Written task
Skip the pictures. Set down, word for word, the lines from the start of the material up to and including the line with "const shadeD = [0.0, 0.0, 2.45, 4.3, 7.75, 8.53];".
::::
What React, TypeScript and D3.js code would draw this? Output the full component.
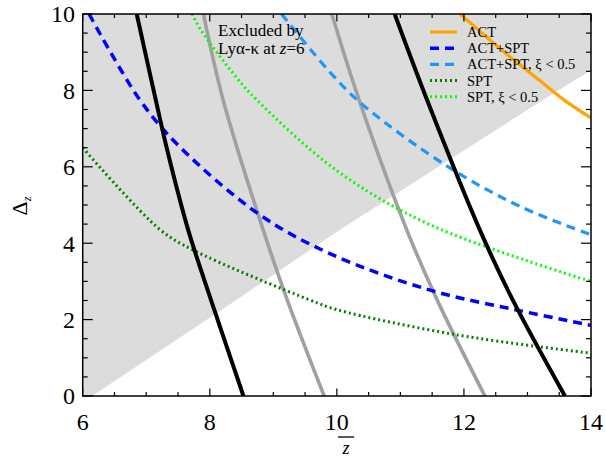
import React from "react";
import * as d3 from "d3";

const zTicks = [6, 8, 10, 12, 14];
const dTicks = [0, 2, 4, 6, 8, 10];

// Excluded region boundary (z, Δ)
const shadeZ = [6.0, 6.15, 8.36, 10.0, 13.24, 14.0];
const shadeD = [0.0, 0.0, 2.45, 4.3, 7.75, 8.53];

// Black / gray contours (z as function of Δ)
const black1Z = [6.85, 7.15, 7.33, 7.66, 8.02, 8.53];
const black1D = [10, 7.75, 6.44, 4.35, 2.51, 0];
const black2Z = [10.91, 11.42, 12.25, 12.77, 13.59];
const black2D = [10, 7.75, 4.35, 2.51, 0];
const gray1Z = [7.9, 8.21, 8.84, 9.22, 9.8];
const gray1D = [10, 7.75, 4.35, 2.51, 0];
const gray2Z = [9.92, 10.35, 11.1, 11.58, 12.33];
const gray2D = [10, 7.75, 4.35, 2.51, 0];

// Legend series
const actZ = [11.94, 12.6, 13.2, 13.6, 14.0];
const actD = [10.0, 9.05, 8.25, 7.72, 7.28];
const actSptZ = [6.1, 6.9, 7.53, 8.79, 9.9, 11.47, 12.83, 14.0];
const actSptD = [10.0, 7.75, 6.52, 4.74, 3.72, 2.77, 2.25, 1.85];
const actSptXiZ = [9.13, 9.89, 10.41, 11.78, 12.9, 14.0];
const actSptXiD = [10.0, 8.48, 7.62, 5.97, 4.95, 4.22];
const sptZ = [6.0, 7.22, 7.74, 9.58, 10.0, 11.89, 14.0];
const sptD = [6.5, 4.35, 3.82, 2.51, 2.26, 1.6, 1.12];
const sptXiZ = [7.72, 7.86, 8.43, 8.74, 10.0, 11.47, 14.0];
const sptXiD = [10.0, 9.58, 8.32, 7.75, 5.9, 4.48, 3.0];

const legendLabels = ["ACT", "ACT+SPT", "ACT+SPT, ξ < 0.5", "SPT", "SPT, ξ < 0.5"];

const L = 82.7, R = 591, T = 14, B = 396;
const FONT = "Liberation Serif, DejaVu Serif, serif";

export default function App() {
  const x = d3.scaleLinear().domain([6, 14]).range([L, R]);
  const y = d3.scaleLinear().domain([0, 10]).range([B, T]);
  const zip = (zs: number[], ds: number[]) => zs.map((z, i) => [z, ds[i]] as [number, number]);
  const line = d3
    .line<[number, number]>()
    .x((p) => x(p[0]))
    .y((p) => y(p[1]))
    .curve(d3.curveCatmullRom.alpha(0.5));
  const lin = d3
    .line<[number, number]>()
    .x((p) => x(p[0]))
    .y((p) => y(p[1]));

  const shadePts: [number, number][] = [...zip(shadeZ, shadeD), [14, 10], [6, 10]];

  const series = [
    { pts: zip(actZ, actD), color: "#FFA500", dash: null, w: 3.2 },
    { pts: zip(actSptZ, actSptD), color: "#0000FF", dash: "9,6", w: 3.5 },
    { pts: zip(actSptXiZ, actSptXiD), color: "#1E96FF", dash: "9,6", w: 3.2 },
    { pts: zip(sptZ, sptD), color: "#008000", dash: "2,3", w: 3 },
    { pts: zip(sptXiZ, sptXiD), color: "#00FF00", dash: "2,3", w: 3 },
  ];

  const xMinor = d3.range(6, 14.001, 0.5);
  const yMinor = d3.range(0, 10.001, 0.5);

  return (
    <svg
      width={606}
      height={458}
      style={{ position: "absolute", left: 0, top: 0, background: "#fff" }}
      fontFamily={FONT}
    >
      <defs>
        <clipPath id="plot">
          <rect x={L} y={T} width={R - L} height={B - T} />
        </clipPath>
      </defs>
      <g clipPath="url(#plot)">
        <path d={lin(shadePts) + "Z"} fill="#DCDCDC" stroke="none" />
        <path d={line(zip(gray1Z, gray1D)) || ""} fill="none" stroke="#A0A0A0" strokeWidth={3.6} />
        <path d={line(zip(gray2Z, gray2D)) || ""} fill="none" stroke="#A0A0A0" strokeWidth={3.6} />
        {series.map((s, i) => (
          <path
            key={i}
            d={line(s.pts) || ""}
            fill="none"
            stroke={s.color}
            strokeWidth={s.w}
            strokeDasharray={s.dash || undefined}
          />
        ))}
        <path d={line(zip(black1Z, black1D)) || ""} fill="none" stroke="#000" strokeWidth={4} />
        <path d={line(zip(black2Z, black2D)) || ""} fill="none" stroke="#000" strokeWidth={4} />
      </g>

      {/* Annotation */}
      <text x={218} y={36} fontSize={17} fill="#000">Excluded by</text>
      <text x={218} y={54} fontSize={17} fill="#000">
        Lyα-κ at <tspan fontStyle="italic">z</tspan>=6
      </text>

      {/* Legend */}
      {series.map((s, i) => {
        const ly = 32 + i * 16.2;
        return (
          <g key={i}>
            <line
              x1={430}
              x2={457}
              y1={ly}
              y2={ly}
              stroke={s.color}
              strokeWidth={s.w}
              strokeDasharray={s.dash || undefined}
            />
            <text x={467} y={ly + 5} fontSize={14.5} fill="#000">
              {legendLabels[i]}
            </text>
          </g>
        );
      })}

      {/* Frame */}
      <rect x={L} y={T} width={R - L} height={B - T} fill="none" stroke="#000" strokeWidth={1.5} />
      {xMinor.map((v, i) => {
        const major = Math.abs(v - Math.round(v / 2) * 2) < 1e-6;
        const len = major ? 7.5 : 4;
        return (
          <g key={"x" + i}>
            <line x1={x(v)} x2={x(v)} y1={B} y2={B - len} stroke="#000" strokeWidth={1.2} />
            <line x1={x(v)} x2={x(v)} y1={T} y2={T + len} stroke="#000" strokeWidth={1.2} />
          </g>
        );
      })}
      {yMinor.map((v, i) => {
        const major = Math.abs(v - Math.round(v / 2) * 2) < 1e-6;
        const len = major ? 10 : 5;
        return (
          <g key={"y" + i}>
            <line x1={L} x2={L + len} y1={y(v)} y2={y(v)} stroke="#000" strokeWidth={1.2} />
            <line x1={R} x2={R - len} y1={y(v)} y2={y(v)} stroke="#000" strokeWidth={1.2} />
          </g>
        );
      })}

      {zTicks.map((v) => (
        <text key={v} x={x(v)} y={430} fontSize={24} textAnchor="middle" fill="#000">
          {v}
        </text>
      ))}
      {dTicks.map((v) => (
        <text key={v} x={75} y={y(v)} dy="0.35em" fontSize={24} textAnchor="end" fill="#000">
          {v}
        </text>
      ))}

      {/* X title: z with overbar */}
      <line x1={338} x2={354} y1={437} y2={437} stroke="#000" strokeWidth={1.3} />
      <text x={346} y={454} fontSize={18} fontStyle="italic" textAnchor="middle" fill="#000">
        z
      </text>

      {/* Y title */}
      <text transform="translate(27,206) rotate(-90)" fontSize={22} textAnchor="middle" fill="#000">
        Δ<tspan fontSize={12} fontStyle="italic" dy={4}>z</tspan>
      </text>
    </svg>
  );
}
::::
Task output
What React, TypeScript and D3.js code would draw this? Output the full component.
import React from "react";
import * as d3 from "d3";

const zTicks = [6, 8, 10, 12, 14];
const dTicks = [0, 2, 4, 6, 8, 10];

// Excluded region boundary (z, Δ)
const shadeZ = [6.0, 6.15, 8.36, 10.0, 13.24, 14.0];
const shadeD = [0.0, 0.0, 2.45, 4.3, 7.75, 8.53];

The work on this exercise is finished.